Day after day, we have come to this cross, our church, to spend time within it—to be nourished by the Eucharist and touched by grace.

And every year on Good Friday—a day when the cross looms the largest and casts the darkest shadow—we come here again to show our special devotion. We stand before a wooden cross and venerate it with a kiss.
And we hear the words echoing: “Behold the wood of the cross, on which hung the salvation of the world.”
We are helpless before this profound truth.

We are people of the cross. It is not, to us, a source of death. No. It is a source of strength and a cause for hope.

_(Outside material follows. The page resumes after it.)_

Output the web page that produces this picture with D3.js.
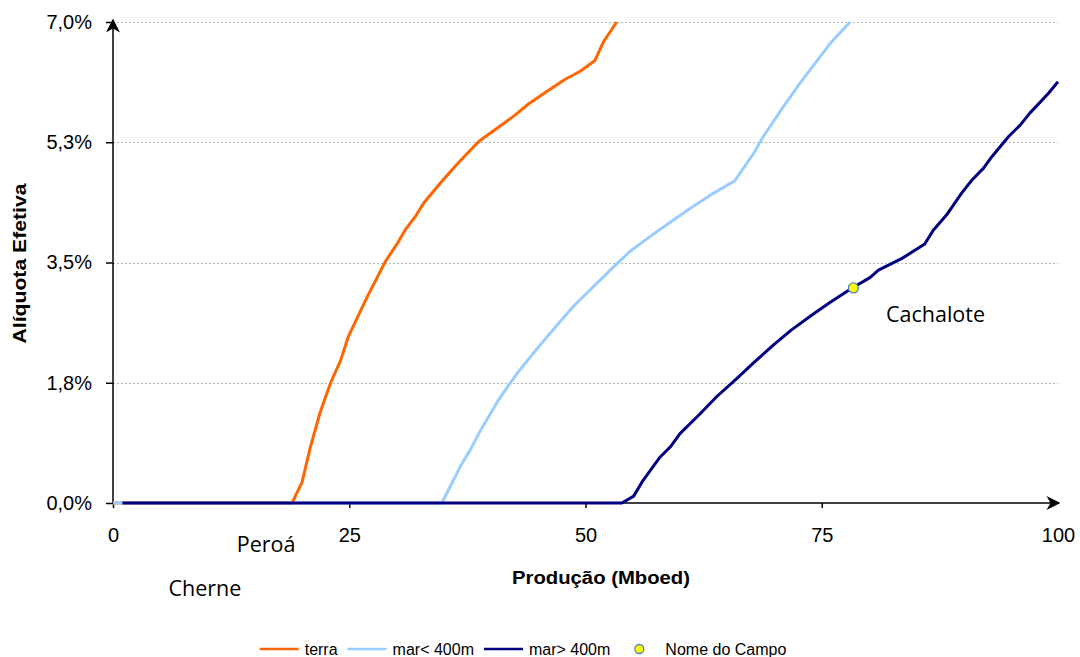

Two winters ago, one image captured that so powerfully. It came from the uprising in Ukraine. People had taken to the streets. The standoff had stretched for weeks and had claimed dozens of lives. Protesters were occupying the central square in Kiev, which was surrounded by soldiers. The soldiers stood poised with guns and shields. The protesters were unarmed.

But into this tense standoff one night came several priests. The photograph from that moment is stunning: the priests standing in the center of the square, between the soldiers and the people. They had come to pray for peace—and for life, not death.

They had only one weapon: the cross, held high.

That was their shield, their armor, and their cause.

And it is ours, too.

We are people of the cross. Where would we be without it?

In moments of conflict, uncertainty, anxiety, hopelessness or fear…look to the cross. Look to it, too, in times of thankfulness and joy. Remember what it gave us.

Remember how, 2,000 years ago, the wood of death became, in fact, a tree of life.

And hear again the words of this gospel—a passage that has been called the most famous in the Bible. It has even been described as “the Gospel in a nutshell,” because it summarizes so simply and profoundly the substance of our faith.

“For God so loved the world that he gave his only Son, so that everyone who believes in him might not perish but might have eternal life.”

It happened because of the cross.

Jim Schmitmeyer’s mother understood that. In the last moments of her life, she saw the cross as a sign of love. Love that outlasts everything because, as Fr. Schmitmeyer wrote, “Love remains.”

I’m reminded of the words we pray during the Stations of the Cross—a refrain that, this day, becomes our anthem, our consolation, and our hope.

“We adore you, O Christ, and we praise you, because by your holy cross, you have redeemed the world.”